--- Exercise prompt ---
Give an exact transcription of every line, dropping the images.

--- Stored data ---
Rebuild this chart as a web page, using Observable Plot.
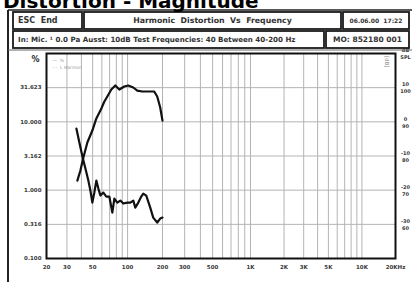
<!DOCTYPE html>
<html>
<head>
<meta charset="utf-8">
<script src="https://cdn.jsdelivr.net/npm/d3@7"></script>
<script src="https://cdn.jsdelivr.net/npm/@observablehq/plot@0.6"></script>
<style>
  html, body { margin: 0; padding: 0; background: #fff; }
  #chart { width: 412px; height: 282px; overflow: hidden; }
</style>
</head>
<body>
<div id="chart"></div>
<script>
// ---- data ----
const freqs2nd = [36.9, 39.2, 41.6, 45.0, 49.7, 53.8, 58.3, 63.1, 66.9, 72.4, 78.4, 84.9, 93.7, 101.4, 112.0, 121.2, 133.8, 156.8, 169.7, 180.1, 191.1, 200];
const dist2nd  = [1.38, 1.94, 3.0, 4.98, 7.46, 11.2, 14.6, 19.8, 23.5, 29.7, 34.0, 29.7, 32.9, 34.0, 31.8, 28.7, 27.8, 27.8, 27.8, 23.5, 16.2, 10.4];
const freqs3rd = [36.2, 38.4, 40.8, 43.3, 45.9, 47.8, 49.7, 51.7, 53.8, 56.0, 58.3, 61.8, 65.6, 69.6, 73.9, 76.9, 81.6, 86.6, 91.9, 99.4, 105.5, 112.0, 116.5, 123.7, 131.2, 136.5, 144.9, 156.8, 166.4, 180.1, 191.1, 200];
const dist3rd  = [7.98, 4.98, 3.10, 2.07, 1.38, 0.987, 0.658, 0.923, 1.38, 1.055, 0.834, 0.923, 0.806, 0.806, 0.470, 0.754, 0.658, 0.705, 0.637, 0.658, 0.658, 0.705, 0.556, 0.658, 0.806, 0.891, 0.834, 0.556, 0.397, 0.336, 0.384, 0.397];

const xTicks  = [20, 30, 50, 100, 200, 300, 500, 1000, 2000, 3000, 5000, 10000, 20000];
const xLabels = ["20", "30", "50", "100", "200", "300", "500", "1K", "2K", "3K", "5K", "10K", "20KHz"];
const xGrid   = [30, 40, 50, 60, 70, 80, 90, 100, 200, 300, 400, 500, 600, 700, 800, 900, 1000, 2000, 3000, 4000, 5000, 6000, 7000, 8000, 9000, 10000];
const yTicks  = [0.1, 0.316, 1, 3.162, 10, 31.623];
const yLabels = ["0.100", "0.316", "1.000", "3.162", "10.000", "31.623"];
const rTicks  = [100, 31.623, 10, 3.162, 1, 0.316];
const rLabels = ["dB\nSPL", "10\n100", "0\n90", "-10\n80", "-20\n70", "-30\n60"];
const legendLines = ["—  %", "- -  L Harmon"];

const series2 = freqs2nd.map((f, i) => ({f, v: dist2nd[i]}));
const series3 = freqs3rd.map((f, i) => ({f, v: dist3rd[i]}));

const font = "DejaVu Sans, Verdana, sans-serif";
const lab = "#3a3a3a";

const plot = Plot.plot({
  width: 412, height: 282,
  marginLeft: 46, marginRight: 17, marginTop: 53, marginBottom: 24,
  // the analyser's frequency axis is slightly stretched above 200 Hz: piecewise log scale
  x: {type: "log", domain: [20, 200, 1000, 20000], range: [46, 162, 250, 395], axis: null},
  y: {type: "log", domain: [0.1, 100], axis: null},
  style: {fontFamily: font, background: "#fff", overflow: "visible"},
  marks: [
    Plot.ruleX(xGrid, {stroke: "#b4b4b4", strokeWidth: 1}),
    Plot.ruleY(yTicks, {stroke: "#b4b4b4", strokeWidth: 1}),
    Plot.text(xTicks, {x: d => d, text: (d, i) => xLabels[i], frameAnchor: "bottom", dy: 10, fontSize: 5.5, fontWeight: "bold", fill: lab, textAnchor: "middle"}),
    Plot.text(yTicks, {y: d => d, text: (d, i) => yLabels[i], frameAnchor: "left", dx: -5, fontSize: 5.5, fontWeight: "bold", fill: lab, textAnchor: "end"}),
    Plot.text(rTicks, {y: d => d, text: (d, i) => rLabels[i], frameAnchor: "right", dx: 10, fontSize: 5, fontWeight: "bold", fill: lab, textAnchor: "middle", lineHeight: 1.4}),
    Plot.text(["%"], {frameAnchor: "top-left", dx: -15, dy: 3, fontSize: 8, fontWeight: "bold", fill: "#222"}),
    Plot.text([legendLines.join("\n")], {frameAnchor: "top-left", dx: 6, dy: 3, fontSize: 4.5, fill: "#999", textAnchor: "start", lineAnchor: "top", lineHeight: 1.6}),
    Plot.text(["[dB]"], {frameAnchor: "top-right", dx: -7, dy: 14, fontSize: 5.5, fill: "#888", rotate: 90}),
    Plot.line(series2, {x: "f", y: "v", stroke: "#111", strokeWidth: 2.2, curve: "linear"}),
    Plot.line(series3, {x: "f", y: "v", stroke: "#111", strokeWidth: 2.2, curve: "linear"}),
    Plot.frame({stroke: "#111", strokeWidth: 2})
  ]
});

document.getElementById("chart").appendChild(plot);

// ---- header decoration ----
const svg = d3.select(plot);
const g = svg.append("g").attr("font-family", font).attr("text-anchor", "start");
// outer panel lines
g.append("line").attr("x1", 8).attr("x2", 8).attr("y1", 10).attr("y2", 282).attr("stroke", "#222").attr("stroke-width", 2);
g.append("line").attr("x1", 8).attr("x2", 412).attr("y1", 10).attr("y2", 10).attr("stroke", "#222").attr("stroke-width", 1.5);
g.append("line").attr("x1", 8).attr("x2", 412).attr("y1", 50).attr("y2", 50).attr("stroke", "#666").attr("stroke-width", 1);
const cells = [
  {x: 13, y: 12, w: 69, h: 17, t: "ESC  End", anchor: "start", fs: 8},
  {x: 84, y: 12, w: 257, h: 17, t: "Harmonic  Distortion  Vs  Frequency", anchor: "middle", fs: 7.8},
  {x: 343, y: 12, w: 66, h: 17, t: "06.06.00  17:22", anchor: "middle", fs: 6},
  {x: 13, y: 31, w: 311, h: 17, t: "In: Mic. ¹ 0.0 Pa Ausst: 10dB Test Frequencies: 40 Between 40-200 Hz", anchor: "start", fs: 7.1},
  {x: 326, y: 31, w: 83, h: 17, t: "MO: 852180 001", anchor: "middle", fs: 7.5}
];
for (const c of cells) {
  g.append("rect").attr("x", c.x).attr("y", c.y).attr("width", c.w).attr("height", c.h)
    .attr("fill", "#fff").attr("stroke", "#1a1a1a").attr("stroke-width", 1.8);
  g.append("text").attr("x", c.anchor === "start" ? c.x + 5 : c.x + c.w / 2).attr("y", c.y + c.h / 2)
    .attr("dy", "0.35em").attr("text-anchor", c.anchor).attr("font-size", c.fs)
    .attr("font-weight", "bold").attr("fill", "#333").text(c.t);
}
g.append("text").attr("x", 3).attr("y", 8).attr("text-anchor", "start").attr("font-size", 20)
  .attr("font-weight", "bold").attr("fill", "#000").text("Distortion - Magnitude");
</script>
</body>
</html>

--- Result of this task ---
Rebuild this chart as a web page, using Observable Plot.
<!DOCTYPE html>
<html>
<head>
<meta charset="utf-8">
<script src="https://cdn.jsdelivr.net/npm/d3@7"></script>
<script src="https://cdn.jsdelivr.net/npm/@observablehq/plot@0.6"></script>
<style>
  html, body { margin: 0; padding: 0; background: #fff; }
  #chart { width: 412px; height: 282px; overflow: hidden; }
</style>
</head>
<body>
<div id="chart"></div>
<script>
// ---- data ----
const freqs2nd = [36.9, 39.2, 41.6, 45.0, 49.7, 53.8, 58.3, 63.1, 66.9, 72.4, 78.4, 84.9, 93.7, 101.4, 112.0, 121.2, 133.8, 156.8, 169.7, 180.1, 191.1, 200];
const dist2nd  = [1.38, 1.94, 3.0, 4.98, 7.46, 11.2, 14.6, 19.8, 23.5, 29.7, 34.0, 29.7, 32.9, 34.0, 31.8, 28.7, 27.8, 27.8, 27.8, 23.5, 16.2, 10.4];
const freqs3rd = [36.2, 38.4, 40.8, 43.3, 45.9, 47.8, 49.7, 51.7, 53.8, 56.0, 58.3, 61.8, 65.6, 69.6, 73.9, 76.9, 81.6, 86.6, 91.9, 99.4, 105.5, 112.0, 116.5, 123.7, 131.2, 136.5, 144.9, 156.8, 166.4, 180.1, 191.1, 200];
const dist3rd  = [7.98, 4.98, 3.10, 2.07, 1.38, 0.987, 0.658, 0.923, 1.38, 1.055, 0.834, 0.923, 0.806, 0.806, 0.470, 0.754, 0.658, 0.705, 0.637, 0.658, 0.658, 0.705, 0.556, 0.658, 0.806, 0.891, 0.834, 0.556, 0.397, 0.336, 0.384, 0.397];

const xTicks  = [20, 30, 50, 100, 200, 300, 500, 1000, 2000, 3000, 5000, 10000, 20000];
const xLabels = ["20", "30", "50", "100", "200", "300", "500", "1K", "2K", "3K", "5K", "10K", "20KHz"];
const xGrid   = [30, 40, 50, 60, 70, 80, 90, 100, 200, 300, 400, 500, 600, 700, 800, 900, 1000, 2000, 3000, 4000, 5000, 6000, 7000, 8000, 9000, 10000];
const yTicks  = [0.1, 0.316, 1, 3.162, 10, 31.623];
const yLabels = ["0.100", "0.316", "1.000", "3.162", "10.000", "31.623"];
const rTicks  = [100, 31.623, 10, 3.162, 1, 0.316];
const rLabels = ["dB\nSPL", "10\n100", "0\n90", "-10\n80", "-20\n70", "-30\n60"];
const legendLines = ["—  %", "- -  L Harmon"];

const series2 = freqs2nd.map((f, i) => ({f, v: dist2nd[i]}));
const series3 = freqs3rd.map((f, i) => ({f, v: dist3rd[i]}));

const font = "DejaVu Sans, Verdana, sans-serif";
const lab = "#3a3a3a";

const plot = Plot.plot({
  width: 412, height: 282,
  marginLeft: 46, marginRight: 17, marginTop: 53, marginBottom: 24,
  // the analyser's frequency axis is slightly stretched above 200 Hz: piecewise log scale
  x: {type: "log", domain: [20, 200, 1000, 20000], range: [46, 162, 250, 395], axis: null},
  y: {type: "log", domain: [0.1, 100], axis: null},
  style: {fontFamily: font, background: "#fff", overflow: "visible"},
  marks: [
    Plot.ruleX(xGrid, {stroke: "#b4b4b4", strokeWidth: 1}),
    Plot.ruleY(yTicks, {stroke: "#b4b4b4", strokeWidth: 1}),
    Plot.text(xTicks, {x: d => d, text: (d, i) => xLabels[i], frameAnchor: "bottom", dy: 10, fontSize: 5.5, fontWeight: "bold", fill: lab, textAnchor: "middle"}),
    Plot.text(yTicks, {y: d => d, text: (d, i) => yLabels[i], frameAnchor: "left", dx: -5, fontSize: 5.5, fontWeight: "bold", fill: lab, textAnchor: "end"}),
    Plot.text(rTicks, {y: d => d, text: (d, i) => rLabels[i], frameAnchor: "right", dx: 10, fontSize: 5, fontWeight: "bold", fill: lab, textAnchor: "middle", lineHeight: 1.4}),
    Plot.text(["%"], {frameAnchor: "top-left", dx: -15, dy: 3, fontSize: 8, fontWeight: "bold", fill: "#222"}),
    Plot.text([legendLines.join("\n")], {frameAnchor: "top-left", dx: 6, dy: 3, fontSize: 4.5, fill: "#999", textAnchor: "start", lineAnchor: "top", lineHeight: 1.6}),
    Plot.text(["[dB]"], {frameAnchor: "top-right", dx: -7, dy: 14, fontSize: 5.5, fill: "#888", rotate: 90}),
    Plot.line(series2, {x: "f", y: "v", stroke: "#111", strokeWidth: 2.2, curve: "linear"}),
    Plot.line(series3, {x: "f", y: "v", stroke: "#111", strokeWidth: 2.2, curve: "linear"}),
    Plot.frame({stroke: "#111", strokeWidth: 2})
  ]
});

document.getElementById("chart").appendChild(plot);

// ---- header decoration ----
const svg = d3.select(plot);
const g = svg.append("g").attr("font-family", font).attr("text-anchor", "start");
// outer panel lines
g.append("line").attr("x1", 8).attr("x2", 8).attr("y1", 10).attr("y2", 282).attr("stroke", "#222").attr("stroke-width", 2);
g.append("line").attr("x1", 8).attr("x2", 412).attr("y1", 10).attr("y2", 10).attr("stroke", "#222").attr("stroke-width", 1.5);
g.append("line").attr("x1", 8).attr("x2", 412).attr("y1", 50).attr("y2", 50).attr("stroke", "#666").attr("stroke-width", 1);
const cells = [
  {x: 13, y: 12, w: 69, h: 17, t: "ESC  End", anchor: "start", fs: 8},
  {x: 84, y: 12, w: 257, h: 17, t: "Harmonic  Distortion  Vs  Frequency", anchor: "middle", fs: 7.8},
  {x: 343, y: 12, w: 66, h: 17, t: "06.06.00  17:22", anchor: "middle", fs: 6},
  {x: 13, y: 31, w: 311, h: 17, t: "In: Mic. ¹ 0.0 Pa Ausst: 10dB Test Frequencies: 40 Between 40-200 Hz", anchor: "start", fs: 7.1},
  {x: 326, y: 31, w: 83, h: 17, t: "MO: 852180 001", anchor: "middle", fs: 7.5}
];
for (const c of cells) {
  g.append("rect").attr("x", c.x).attr("y", c.y).attr("width", c.w).attr("height", c.h)
    .attr("fill", "#fff").attr("stroke", "#1a1a1a").attr("stroke-width", 1.8);
  g.append("text").attr("x", c.anchor === "start" ? c.x + 5 : c.x + c.w / 2).attr("y", c.y + c.h / 2)
    .attr("dy", "0.35em").attr("text-anchor", c.anchor).attr("font-size", c.fs)
    .attr("font-weight", "bold").attr("fill", "#333").text(c.t);
}
g.append("text").attr("x", 3).attr("y", 8).attr("text-anchor", "start").attr("font-size", 20)
  .attr("font-weight", "bold").attr("fill", "#000").text("Distortion - Magnitude");
</script>
</body>
</html>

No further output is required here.